Unfortunately, Toyota’s bulletproof eminence does not extend to their marketing, at least not with their latest attempts on Instagram. I don’t know who else has noticed, but auto brands have featured A LOT of mountain bikers in their imagery as of lately. See this recent Bronco Sport TV ad with some ladies yanking their MTB out of the back, ready to ride, or this Ranger ad – with a mountain bike subtly propped in the back, transparently competing for Tacoma buyers. Yes, automakers and advertisers know how to tug on an off-road adventurer’s heart strings.

Then you have this image from Toyota, with a good intention that has completely misfired. Oh where can we start? Based on the beige soil and the green pop in the background, it almost looks like they could be parked at a trailhead in Southwest Utah, but based on the authenticity of the mountain biker, it could be a dirt lot in Iowa for all we know. Then, there’s the rider. Clad in an aggressive yet brandless DH kit, long sleeves, DH pants and a full-face, per the UCI’s recommendations, though sans any additional PPE. The shoes are a nice touch too, and look almost like my grandfather’s daily walkers.
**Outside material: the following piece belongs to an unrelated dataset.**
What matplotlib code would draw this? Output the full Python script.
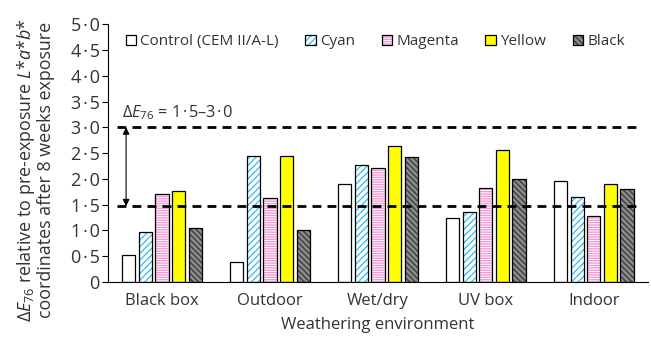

Social media commentators have gone after the bike most aggressively though; a murdered out department store bike with 26″ wheels, a mess of cockpit hosing, and neatly placed reflectors, as if the bike had gone straight from Wal-Mart’s top shelf display, to the back of the rackless 4runner, to a trailhead. The bike looks about three sizes too small and the rider’s posture looks awfully nervous considering there isn’t a descent in sight. To their credit, the fork does look as if it’s mounted correctly.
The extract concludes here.